Employers also should reconsider the language in their standard contractual provisions pertaining to the use of confidential and proprietary information. Contractual provisions can help protect an employer's information where the CFAA does not. A standard confidentiality provision, for example, might specifically include data found on computers within the definition of "confidential information." A contract can also specifically forbid employees from downloading company data to personal devices, and can require employees to return all data upon the termination of their employment and to present their personal computers, cell phones or other PDAs to the company's IT department for review and removal of company data at the conclusion of employment.
Jeffrey S. Klein and Nicholas J. Pappas are partners at Weil, Gotshal & Manges.

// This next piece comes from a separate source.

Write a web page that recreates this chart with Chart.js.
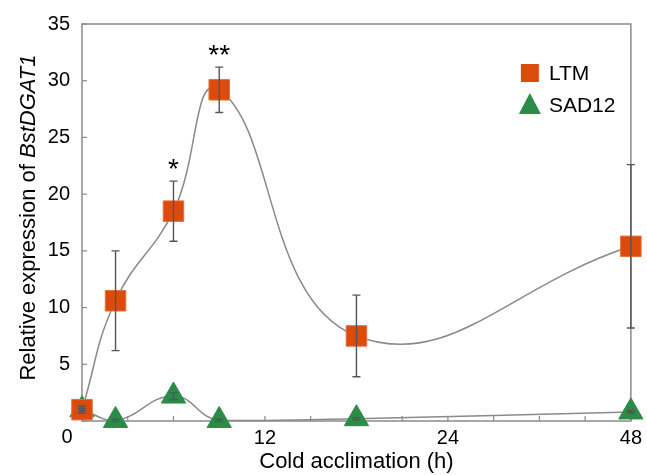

Sarah Martin, an associate at the firm (not yet admitted), assisted with the preparation of this article.
1. Jeffrey S. Klein and Nicholas J. Pappas, "Trade Secrets and California Ban on Noncompetition Agreements," NEW YORK LAW JOURNAL (Dec. 6, 2013); Jeffrey S. Klein and Nicholas J. Pappas, "Developments in the Law of 'Inevitable Disclosure,'" NEW YORK LAW JOURNAL (April 4, 2011); Jeffrey S. Klein and Nicholas J. Pappas, "Enforceability of 'Forfeiture-For-Competition' Agreements," NEW YORK LAW JOURNAL (Feb. 3, 2003); Jeffrey S. Klein and Nicholas J. Pappas, "Departing Employees and the Doctrine of Inevitable Disclosure," NEW YORK LAW JOURNAL (Dec. 7, 1998); Jeffrey S. Klein and Nicholas J. Pappas, "Protecting Customer Data from Ex-Employees," NEW YORK LAW JOURNAL (June 2, 1995).

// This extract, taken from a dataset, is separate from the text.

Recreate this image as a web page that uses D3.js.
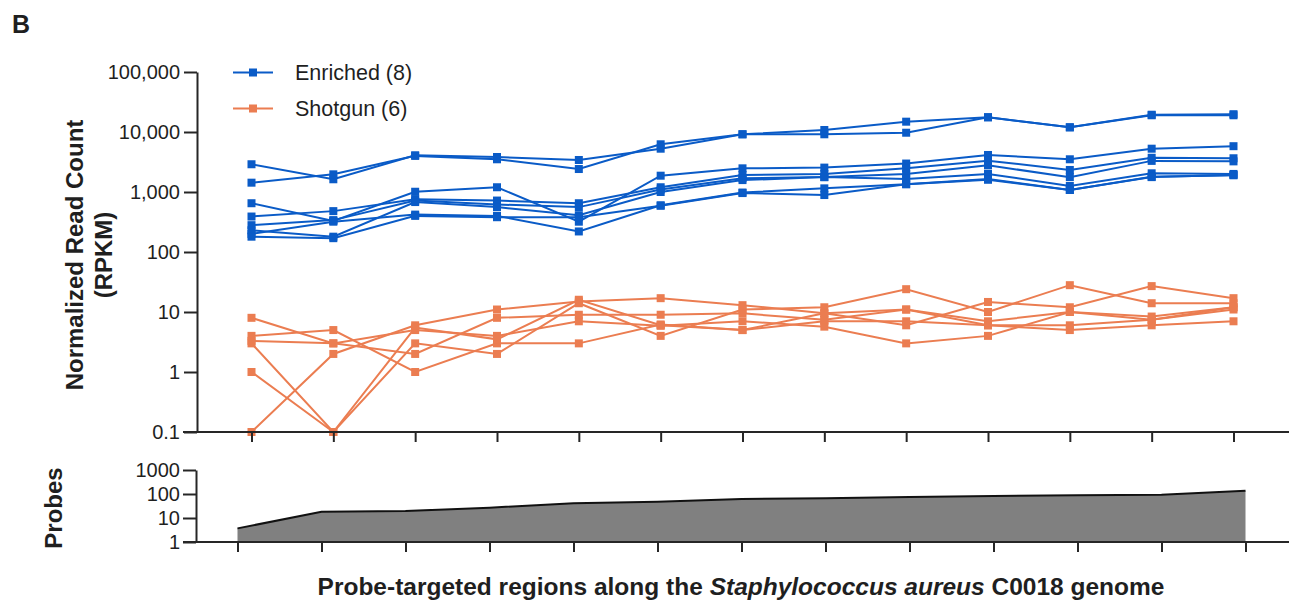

2. A computer that "is used in or affecting interstate or foreign commerce or communication, including a computer located outside the United States that is used in a manner that affects interstate or foreign commerce or communication of the United States" is a "protected computer." 1030(e)(2)(B).
3. See also EF Cultural Travel v. Explorica, 274 F.3d 577, 583-84 (1st Cir. 2001) (in which a former employee likely exceeded "authorized access" when he accessed a website that was open to the public, but allegedly used his former employer's confidential information to obtain greater information from the website than was available to the public).
4. See also United States v. John, 597 F.3d 263, 289 (5th Cir. 2010) (in which the court upheld the conviction of a Citigroup account manager who used her access to customer account information to enable her brother to incur fraudulent charges).